Immune-Cell Responses in Immune-Mediated Arthritis

Are T-cells the culprit?

In immune-mediated diseases the patient’s immune system is responsible for causing severe damage at targeted sites of the body, be it the brain, joints, gastrointestinal tract or skin. In these conditions, it is expected that the immune cells in the blood, which usually act to clear the body of infections, inappropriately attack the healthy cells of patients leading to the manifestations of the disease.

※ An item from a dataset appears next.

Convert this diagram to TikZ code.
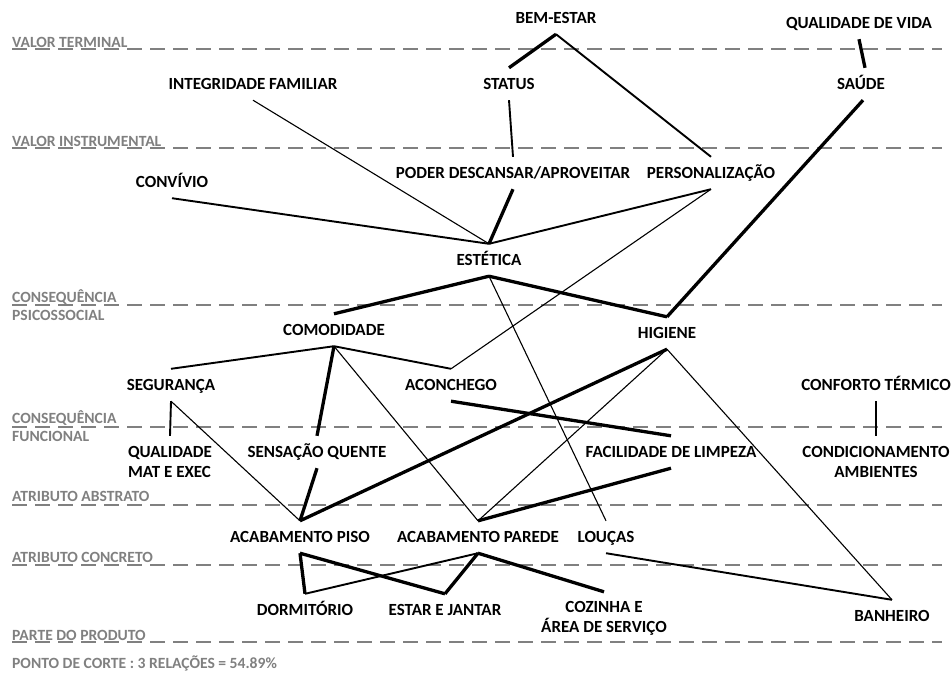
\documentclass[tikz,border=0pt]{standalone}
\usepackage{fontspec}
\setmainfont{Carlito}
\definecolor{layergray}{RGB}{128,128,128}
\begin{document}
\begin{tikzpicture}[x=1pt,y=-1pt,
  lbl/.style={font=\bfseries\fontsize{17}{20}\selectfont, inner sep=0pt,
    text height=11pt, text depth=0pt, minimum height=32pt},
  lbltwo/.style={font=\bfseries\fontsize{17}{20}\selectfont, inner sep=0pt,
    minimum height=52pt, align=center},
  layer/.style={font=\bfseries\fontsize{15.6}{18}\selectfont, text=layergray,
    inner sep=0pt, anchor=base west},
  sepline/.style={draw=layergray, line width=1.5pt, dash pattern=on 15pt off 8pt},
  wa/.style={draw=black, line width=1.1pt},
  wb/.style={draw=black, line width=1.9pt},
  wc/.style={draw=black, line width=3.3pt}
]
\useasboundingbox (0,0) rectangle (952,673);

% level separators
\foreach \yy in {49,148,305,427,505,565,642}
  \draw[sepline] (12,\yy) -- (942,\yy);

% level names
\node[layer] (lvt) at (12,47) {VALOR TERMINAL};
\node[layer] (lvi) at (12,146) {VALOR INSTRUMENTAL};
\node[layer] (lcpa) at (12,302) {CONSEQUÊNCIA};
\node[layer] (lcpb) at (12,320) {PSICOSSOCIAL};
\node[layer] (lcfa) at (12,423) {CONSEQUÊNCIA};
\node[layer] (lcfb) at (12,441) {FUNCIONAL};
\node[layer] (laa) at (12,501) {ATRIBUTO ABSTRATO};
\node[layer] (lac) at (12,562) {ATRIBUTO CONCRETO};
\node[layer] (lpp) at (12,640) {PARTE DO PRODUTO};
\node[layer] (lcut) at (12,668) {PONTO DE CORTE : 3 RELAÇÕES = 54.89\%};

% concepts
\node[lbl] (bem) at (556,18) {BEM-ESTAR};
\node[lbl] (qv) at (859,23) {QUALIDADE DE VIDA};
\node[lbl] (status) at (509,84) {STATUS};
\node[lbl] (saude) at (861,84) {SAÚDE};
\node[lbl] (integ) at (253,84) {INTEGRIDADE FAMILIAR};
\node[lbl] (convivio) at (172,182) {CONVÍVIO};
\node[lbl] (poder) at (513,173) {PODER DESCANSAR/APROVEITAR};
\node[lbl] (pers) at (711,173) {PERSONALIZAÇÃO};
\node[lbl] (estetica) at (489,260) {ESTÉTICA};
\node[lbl] (comod) at (334,330) {COMODIDADE};
\node[lbl] (hig) at (667,333) {HIGIENE};
\node[lbl] (seg) at (171,385) {SEGURANÇA};
\node[lbl] (acon) at (451,385) {ACONCHEGO};
\node[lbl] (conf) at (876,385) {CONFORTO TÉRMICO};
\node[lbltwo, align=left] (qual) at (170,462) {QUALIDADE\\MAT E EXEC};
\node[lbl] (sens) at (317,452) {SENSAÇÃO QUENTE};
\node[lbl] (facil) at (671,452) {FACILIDADE DE LIMPEZA};
\node[lbltwo] (cond) at (876,462) {CONDICIONAMENTO\\AMBIENTES};
\node[lbl] (piso) at (300,537) {ACABAMENTO PISO};
\node[lbl] (parede) at (478,537) {ACABAMENTO PAREDE};
\node[lbl] (loucas) at (606,537) {LOUÇAS};
\node[lbl] (dorm) at (305,610) {DORMITÓRIO};
\node[lbl] (estar) at (445,610) {ESTAR E JANTAR};
\node[lbltwo] (coz) at (604,618) {COZINHA E\\ÁREA DE SERVIÇO};
\node[lbl] (banh) at (892,616) {BANHEIRO};

% relations
\draw[wc] (bem.south) -- (status.north);
\draw[wb] (bem.south) -- (pers.north);
\draw[wc] (qv.south) -- ([xshift=4pt]saude.north);
\draw[wc] ([xshift=2pt]saude.south) -- (hig.north);
\draw[wb] (status.south) -- (poder.north);
\draw[wa] (integ.south) -- (estetica.north);
\draw[wb] (convivio.south) -- (estetica.north);
\draw[wc] (poder.south) -- (estetica.north);
\draw[wb] (pers.south) -- (estetica.north);
\draw[wa] (pers.south) -- (acon.north);
\draw[wc] (estetica.south) -- (comod.north);
\draw[wc] (estetica.south) -- (hig.north);
\draw[wa] (estetica.south) -- (loucas.north);
\draw[wb] (comod.south) -- (seg.north);
\draw[wb] (comod.south) -- (acon.north);
\draw[wc] (comod.south) -- (sens.north);
\draw[wa] (comod.south) -- (parede.north);
\draw[wb] (seg.south) -- (qual.north);
\draw[wa] (seg.south) -- (piso.north);
\draw[wc] (acon.south) -- (facil.north);
\draw[wc] (hig.south) -- (piso.north);
\draw[wa] (hig.south) -- (parede.north);
\draw[wa] (hig.south) -- (banh.north);
\draw[wa] (conf.south) -- (cond.north);
\draw[wc] (sens.south) -- (piso.north);
\draw[wc] (facil.south) -- (parede.north);
\draw[wc] (piso.south) -- (dorm.north);
\draw[wc] (piso.south) -- (estar.north);
\draw[wb] (parede.south) -- (dorm.north);
\draw[wc] (parede.south) -- (estar.north);
\draw[wc] (parede.south) -- (coz.north);
\draw[wb] (loucas.south) -- (banh.north);
\end{tikzpicture}
\end{document}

Blood samples from individuals with the chronic spinal arthritis ankylosing spondylitis (AS) are being used to study the involvement of key genes thought to drive inappropriate immune responses in this disease. Specifically, this project focusses on a group of immune cells called T-cells, and the surface receptors used by these cells to engage with the body’s cells when monitoring for infection. Immunosequencing is a new technique that has been used across the world to look for patterns in T-cell receptor usage by sequencing the genes that encode them. Globally this powerful approach to large-scale sampling of the immune cell population has revelled T-cells associated with immune-diseases, response to infection and anti-tumour immunity. We hope to find T-cell populations that may be targeting inflammatory responses to the sites implicated in AS, the spine, pelvis and gastrointestinal tract.

Image:

An visual example of the different gene segments (referred to as ‘variable’ V-genes) used by CD4+ T-cell populations in different individuals (proportions in the total sequenced CD4+ repertoire).